In retrospect, Nigeria (inclusive of the subnational governments) escaped from the external debt peonage in 2005/06 when the Olusegun Obasanjo administration negotiated and paid off its Paris Club creditors. That negotiation left Nigeria with just about $3 billion in 2006, but by 2015 when Buhari assumed office, the external debt stock had risen to $10.3 billion. In Q3 2020, the total debt was $84.57 billion, comprising 37.82 per cent (external) and 62.18 per cent (domestic). Economists argue that the domestic component of debts has high risks for an economy.

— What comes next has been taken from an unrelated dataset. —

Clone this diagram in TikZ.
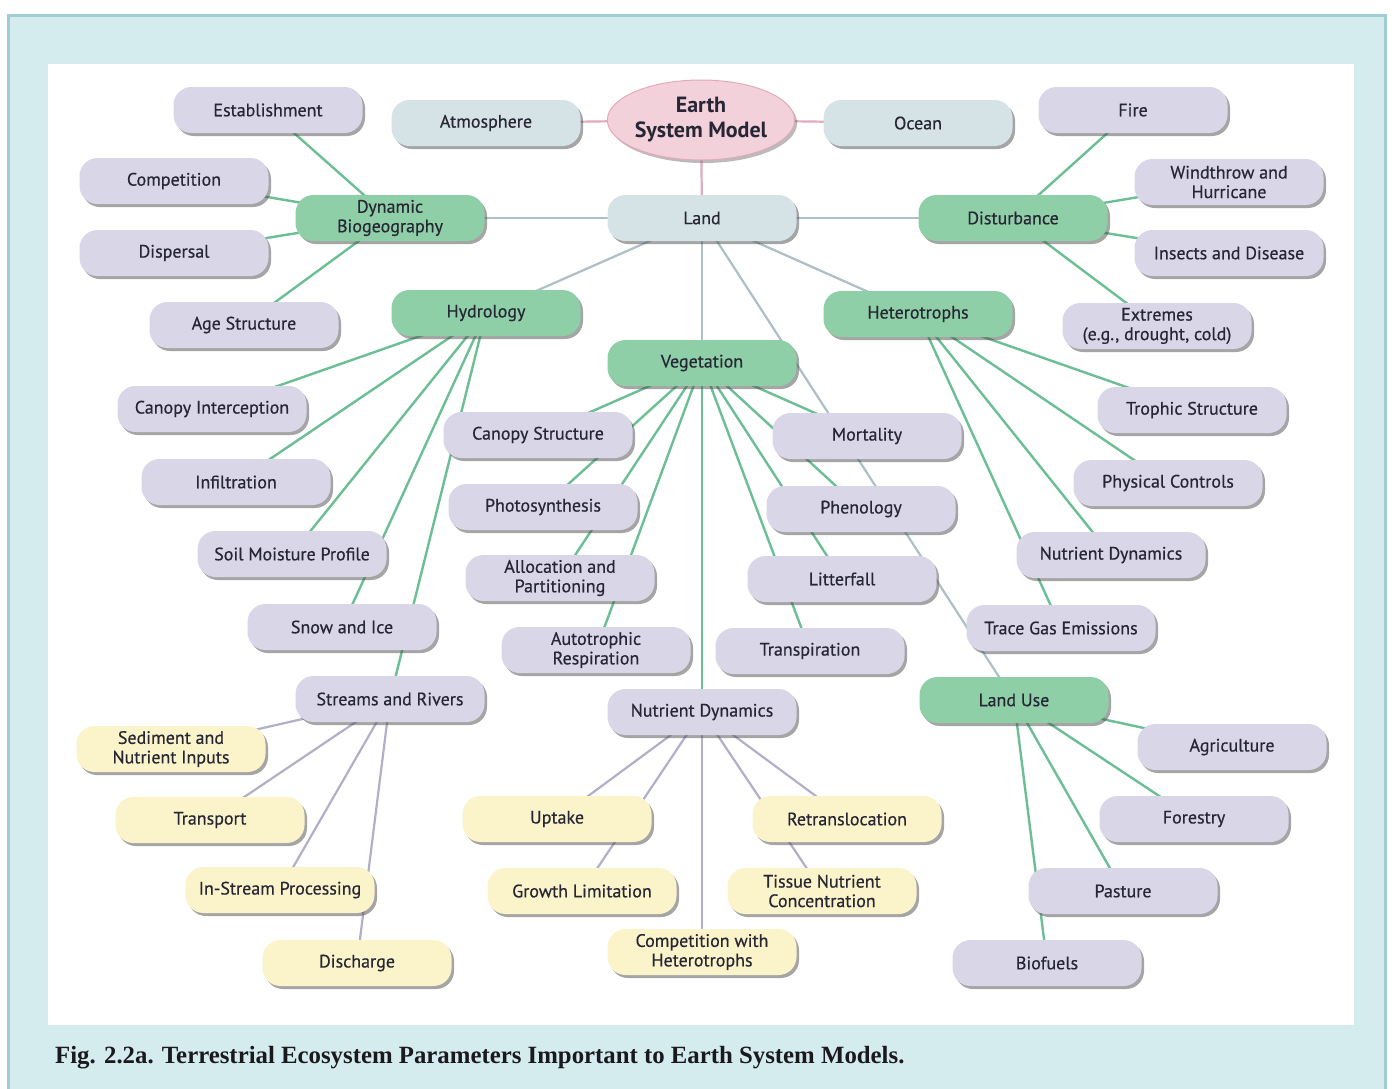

In mitigation, Lagos has consistently come tops in IGR, notching up 29.9 per cent or N398.73billion of the total N1.33 trillion states’ IGR in 2019, and N204.51 billion of the N612.87 billion generated by the subnational governments in first half 2020. For 2021, Lagos has ambitions to raise its IGR to N60 billion monthly. Its neighbour, Ogun, which has a domestic debt stock of N150.09 billion, plans to generate N75 billion in 2021. On its part, the Federal Government raised the Value Added Tax from 5.0 per cent to 7.5 per cent in 2020.

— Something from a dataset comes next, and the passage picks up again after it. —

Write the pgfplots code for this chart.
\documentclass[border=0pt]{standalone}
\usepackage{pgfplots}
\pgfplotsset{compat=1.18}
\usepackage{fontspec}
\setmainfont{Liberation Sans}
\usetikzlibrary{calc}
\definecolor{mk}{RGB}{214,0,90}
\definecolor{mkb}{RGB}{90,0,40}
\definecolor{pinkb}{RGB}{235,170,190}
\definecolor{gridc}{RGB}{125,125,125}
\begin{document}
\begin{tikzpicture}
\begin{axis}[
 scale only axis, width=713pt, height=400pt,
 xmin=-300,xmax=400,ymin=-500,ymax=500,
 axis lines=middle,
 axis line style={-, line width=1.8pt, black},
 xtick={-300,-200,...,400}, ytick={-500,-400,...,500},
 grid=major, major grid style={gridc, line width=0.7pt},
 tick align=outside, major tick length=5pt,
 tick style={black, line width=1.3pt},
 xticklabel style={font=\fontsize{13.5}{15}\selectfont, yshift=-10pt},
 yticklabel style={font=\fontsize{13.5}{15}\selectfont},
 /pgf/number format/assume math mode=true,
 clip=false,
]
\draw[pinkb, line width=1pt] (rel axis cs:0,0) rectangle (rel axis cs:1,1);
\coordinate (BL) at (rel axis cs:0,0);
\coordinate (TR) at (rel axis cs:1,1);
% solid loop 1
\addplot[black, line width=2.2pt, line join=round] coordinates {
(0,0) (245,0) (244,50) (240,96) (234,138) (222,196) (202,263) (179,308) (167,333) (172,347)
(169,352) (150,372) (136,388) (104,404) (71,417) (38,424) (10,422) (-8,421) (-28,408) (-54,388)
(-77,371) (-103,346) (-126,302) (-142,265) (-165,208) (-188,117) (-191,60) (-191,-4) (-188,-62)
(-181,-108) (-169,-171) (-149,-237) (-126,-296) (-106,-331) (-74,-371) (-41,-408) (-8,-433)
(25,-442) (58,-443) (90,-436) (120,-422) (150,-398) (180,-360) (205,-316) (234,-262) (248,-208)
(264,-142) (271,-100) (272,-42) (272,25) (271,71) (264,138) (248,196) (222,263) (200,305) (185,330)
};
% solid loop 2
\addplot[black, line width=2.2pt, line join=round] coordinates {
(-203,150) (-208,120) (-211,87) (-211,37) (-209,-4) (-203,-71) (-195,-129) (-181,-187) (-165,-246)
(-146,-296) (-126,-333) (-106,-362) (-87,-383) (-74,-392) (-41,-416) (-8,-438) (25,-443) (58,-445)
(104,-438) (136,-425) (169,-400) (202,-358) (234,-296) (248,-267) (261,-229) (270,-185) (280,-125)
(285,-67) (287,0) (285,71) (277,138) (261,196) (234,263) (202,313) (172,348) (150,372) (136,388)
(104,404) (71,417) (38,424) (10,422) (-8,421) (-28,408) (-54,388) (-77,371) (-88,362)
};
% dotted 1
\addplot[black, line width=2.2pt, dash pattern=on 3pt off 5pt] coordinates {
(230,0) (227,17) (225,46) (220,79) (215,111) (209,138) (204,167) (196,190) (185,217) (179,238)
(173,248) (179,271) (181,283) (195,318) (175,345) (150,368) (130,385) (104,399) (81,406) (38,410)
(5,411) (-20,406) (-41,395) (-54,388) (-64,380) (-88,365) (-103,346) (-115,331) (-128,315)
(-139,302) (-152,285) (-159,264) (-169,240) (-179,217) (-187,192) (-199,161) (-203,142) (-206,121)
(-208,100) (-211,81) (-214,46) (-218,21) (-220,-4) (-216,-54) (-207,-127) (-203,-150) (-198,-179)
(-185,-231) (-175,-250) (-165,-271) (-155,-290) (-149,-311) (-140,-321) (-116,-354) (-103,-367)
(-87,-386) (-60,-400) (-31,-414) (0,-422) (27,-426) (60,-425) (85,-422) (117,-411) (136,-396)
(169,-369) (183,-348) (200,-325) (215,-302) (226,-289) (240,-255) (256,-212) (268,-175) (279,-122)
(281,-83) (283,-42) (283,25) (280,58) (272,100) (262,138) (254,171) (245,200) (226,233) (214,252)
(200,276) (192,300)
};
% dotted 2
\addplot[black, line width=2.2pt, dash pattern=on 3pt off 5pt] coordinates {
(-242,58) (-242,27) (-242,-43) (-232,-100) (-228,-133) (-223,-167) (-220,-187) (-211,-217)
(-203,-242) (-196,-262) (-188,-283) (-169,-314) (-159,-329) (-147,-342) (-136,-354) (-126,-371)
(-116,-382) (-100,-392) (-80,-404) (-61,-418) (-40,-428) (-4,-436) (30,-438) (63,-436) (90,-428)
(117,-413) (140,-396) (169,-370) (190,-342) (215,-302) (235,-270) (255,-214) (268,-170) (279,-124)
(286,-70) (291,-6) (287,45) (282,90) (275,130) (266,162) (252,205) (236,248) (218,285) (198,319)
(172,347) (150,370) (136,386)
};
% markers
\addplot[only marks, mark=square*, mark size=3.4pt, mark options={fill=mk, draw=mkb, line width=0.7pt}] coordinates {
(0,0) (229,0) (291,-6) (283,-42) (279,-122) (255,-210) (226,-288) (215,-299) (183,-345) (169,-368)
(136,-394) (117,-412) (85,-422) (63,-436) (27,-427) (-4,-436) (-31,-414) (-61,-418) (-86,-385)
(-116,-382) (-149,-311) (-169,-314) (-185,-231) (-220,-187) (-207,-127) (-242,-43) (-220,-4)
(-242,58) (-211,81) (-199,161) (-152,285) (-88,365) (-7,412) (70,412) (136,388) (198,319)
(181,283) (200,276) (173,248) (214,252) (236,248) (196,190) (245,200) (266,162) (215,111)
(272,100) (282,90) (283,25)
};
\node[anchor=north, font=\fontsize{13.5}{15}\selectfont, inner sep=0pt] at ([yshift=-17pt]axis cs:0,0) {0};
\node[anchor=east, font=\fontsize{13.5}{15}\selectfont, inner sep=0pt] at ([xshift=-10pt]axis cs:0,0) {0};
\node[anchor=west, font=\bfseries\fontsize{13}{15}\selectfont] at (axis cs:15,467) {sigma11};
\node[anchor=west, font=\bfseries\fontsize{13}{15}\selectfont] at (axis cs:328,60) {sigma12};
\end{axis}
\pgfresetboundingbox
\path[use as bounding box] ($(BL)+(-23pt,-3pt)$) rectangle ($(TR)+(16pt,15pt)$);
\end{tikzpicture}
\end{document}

The World Bank says the National Rural Roads Programme in India, which built 300,000km of roads between 2000 and 2010, reduced farm losses from 80 to 20 per cent, employed 20,000 engineers, thousands of skilled and unskilled labour; it improved significantly the earnings of farmers and encouraged migrants to return home to farming.

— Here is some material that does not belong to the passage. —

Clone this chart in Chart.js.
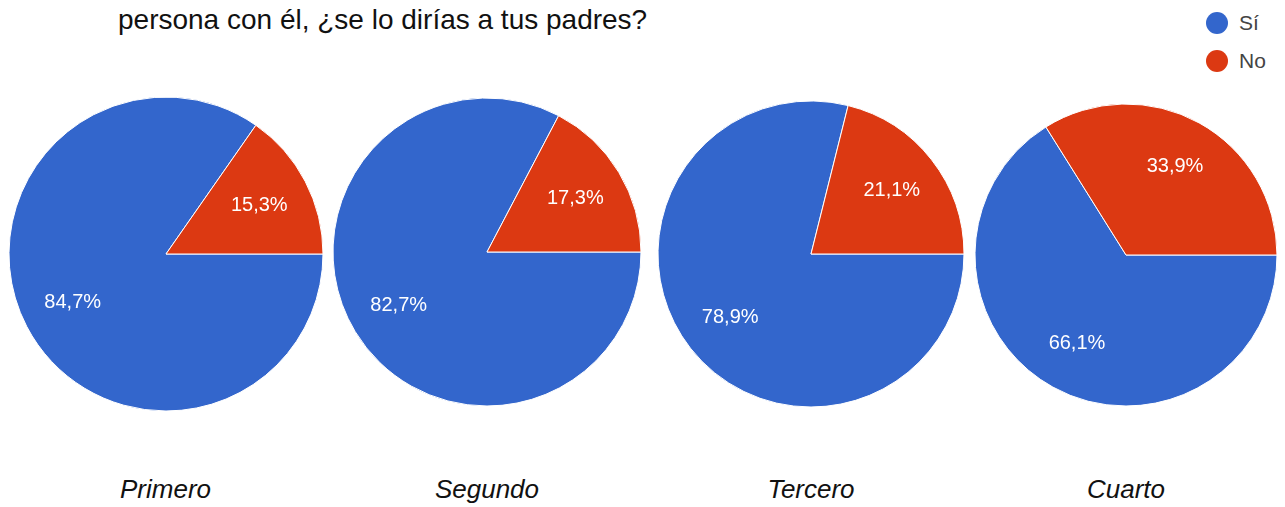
<!DOCTYPE html>
<html lang="es">
<head>
  <meta charset="UTF-8" />
  <title>¿Se lo dirías a tus padres?</title>
  <style>
    body {
      margin: 0;
      width: 1285px;
      height: 507px;
      overflow: hidden;
      background: #ffffff;
      font-family: Arial, "Liberation Sans", sans-serif;
      position: relative;
    }
    .title {
      position: absolute;
      left: 118px;
      top: 4px;
      font-size: 28px;
      color: #111;
      white-space: nowrap;
    }
    .legend {
      position: absolute;
      left: 1206px;
      top: 10px;
      font-size: 21px;
      color: #444;
    }
    .legend div {
      display: flex;
      align-items: center;
      height: 26px;
      margin-bottom: 12px;
    }
    .legend span.dot {
      width: 22px;
      height: 22px;
      border-radius: 50%;
      margin-right: 11px;
    }
    .pie {
      position: absolute;
    }
    .caption {
      position: absolute;
      top: 474px;
      width: 240px;
      text-align: center;
      font-size: 26px;
      font-style: italic;
      color: #111;
    }
  </style>
</head>
<body>
  <div class="title">persona con él, ¿se lo dirías a tus padres?</div>
  <div class="legend" id="legend"></div>
  <div id="charts"></div>

  <script src="https://cdn.jsdelivr.net/npm/chart.js"></script>
  <script>
    const categories = ["Sí", "No"];
    const grades = ["Primero", "Segundo", "Tercero", "Cuarto"];
    const siValues = [84.7, 82.7, 78.9, 66.1];
    const noValues = [15.3, 17.3, 21.1, 33.9];
    const colors = ["#3366cc", "#dc3912"];

    // pie placement (center x, center y, radius)
    const centersX = [165.5, 487, 811, 1126];
    const centersY = [254, 252, 254, 255];
    const radii = [157, 154, 153, 151];

    const legend = document.getElementById("legend");
    categories.forEach((c, i) => {
      const row = document.createElement("div");
      row.innerHTML = `<span class="dot" style="background:${colors[i]}"></span>${c}`;
      legend.appendChild(row);
    });

    const pctLabels = {
      id: "pctLabels",
      afterDatasetsDraw(chart) {
        const ctx = chart.ctx;
        const meta = chart.getDatasetMeta(0);
        const values = chart.data.datasets[0].data;
        ctx.save();
        ctx.fillStyle = "#ffffff";
        ctx.font = "20px Arial, 'Liberation Sans', sans-serif";
        ctx.textAlign = "center";
        ctx.textBaseline = "middle";
        meta.data.forEach((arc, i) => {
          const p = arc.getProps(["x", "y", "startAngle", "endAngle", "outerRadius"], true);
          const mid = (p.startAngle + p.endAngle) / 2;
          const d = p.outerRadius * 0.67;
          const txt = values[i].toFixed(1).replace(".", ",") + "%";
          ctx.fillText(txt, p.x + Math.cos(mid) * d, p.y + Math.sin(mid) * d);
        });
        ctx.restore();
      }
    };

    const holder = document.getElementById("charts");
    grades.forEach((g, i) => {
      const size = radii[i] * 2 + 8;
      const box = document.createElement("div");
      box.className = "pie";
      box.style.left = (centersX[i] - size / 2) + "px";
      box.style.top = (centersY[i] - size / 2) + "px";
      box.style.width = size + "px";
      box.style.height = size + "px";
      const canvas = document.createElement("canvas");
      box.appendChild(canvas);
      holder.appendChild(box);

      const cap = document.createElement("div");
      cap.className = "caption";
      cap.style.left = (centersX[i] - 120) + "px";
      cap.textContent = g;
      document.body.appendChild(cap);

      new Chart(canvas, {
        type: "pie",
        data: {
          labels: categories,
          datasets: [{
            data: [siValues[i], noValues[i]],
            backgroundColor: colors,
            borderColor: "#ffffff",
            borderWidth: 1
          }]
        },
        options: {
          responsive: true,
          maintainAspectRatio: false,
          animation: false,
          rotation: 90,
          radius: radii[i],
          layout: { padding: 0 },
          events: [],
          plugins: {
            legend: { display: false },
            tooltip: { enabled: false }
          }
        },
        plugins: [pctLabels]
      });
    });
  </script>
</body>
</html>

To start with, a policy of gradual adjustment would typically be preferred, particularly when the economy is already weak. With income from oil unpredictable, state governments have to do more to mobilise resources from other sources to exit the debt trap.
It is not proper for public officials to appear to be living high on the hog. The governors should stop living like emperors; they should cut down drastically wasteful costs like security votes, expensive lifestyles and large retinue of aides. Corruption should be seriously addressed to block leakages in revenue collections and payrolls. Resources should be deployed to critical areas like rural road infrastructure to restart the diversification into agriculture.
All states should concentrate on their areas of comparative advantage. Imo and Edo should revisit palm produce; the South-West states, cocoa and other cash crops; the North-Central, legumes and nuts and the North, groundnuts and food items. They should build storage facilities for perishable produce and add value in conjunction with private sector operators. States with solid minerals should develop international best practices to exploit them.
The governors should think out of the box in providing security instead of relying exclusively on the Federal Government.